8. Remember, IT IS STILL ILLEGAL! A loud party can get the cops called and you busted. Sneaking drinks at a concert or bar can get you in trouble as well. The cops won’t buy my argument that you’re an adult because you’re not at the legal drinking age and that’s all they care about. If you’re willing to take the risk, be willing to deal with the legal ramifications as well. As lucky as you think you are, you are not immune to the cranky cop who’s fed up with drunk frat boys and you might be the person he decides to take his anger out on.
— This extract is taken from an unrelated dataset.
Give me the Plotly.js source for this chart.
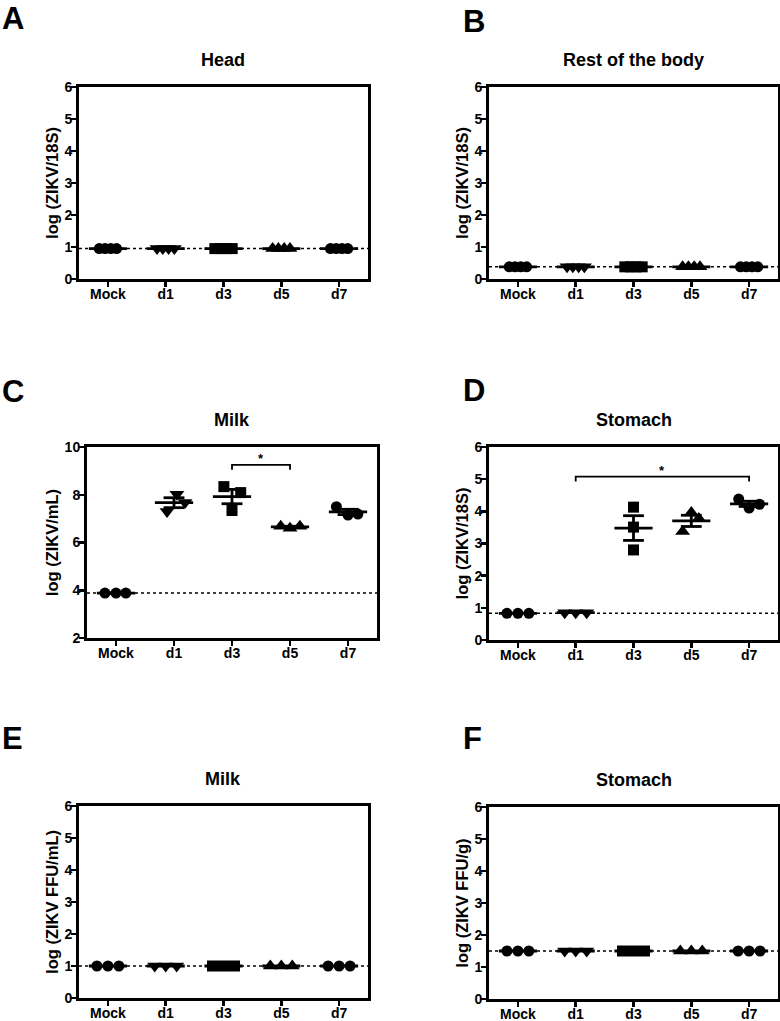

A few drinks isn’t worth a night or two in jail.
Alcohol is awesome but it can’t become your crutch when partying; you have to learn to have fun without it and you have to be willing to take a step back if you’re frequently blacking out and waking up in strange places with odd people. What’s the point of having a fun night if you can’t ever remember what you did? I’m not telling any of the under-21 crowd that they shouldn’t drink because I did enough of it before I legally could, but you’ve got to be smart about it and you’ve got to have respect for your parents. I’d be devastated if my son came home describing the numerous jello shots that caused him to black out and wake up in a bathtub. No parent wants to hear that crap about their child unless they utterly fail at parenting. If they’re telling you to slow down on the alcohol, it’s not because they’re trying to kill your good time, it’s because they’re trying to save your dignity and your liver. It’s coming from a place of love.
I’m not getting preachy here or advocating a life of sobriety; this chick plans on having a bottle of wine to herself one night this weekend. My bottom line here is simply to use your brain for more than a beer-absorbing sponge. Don’t become the sloppy chick who alternates between weepy and slutty. Don’t turn into the guy who projectile vomits like clockwork after the 8th shot of whiskey. If every night is spent using a toilet seat as a pillow, maybe you need to rethink your liquid diet a bit. Drink, get drunk, and be merry as all hell, just don’t let your drunken behavior define who you are and control your life. Now….. who wants a shot of Crown?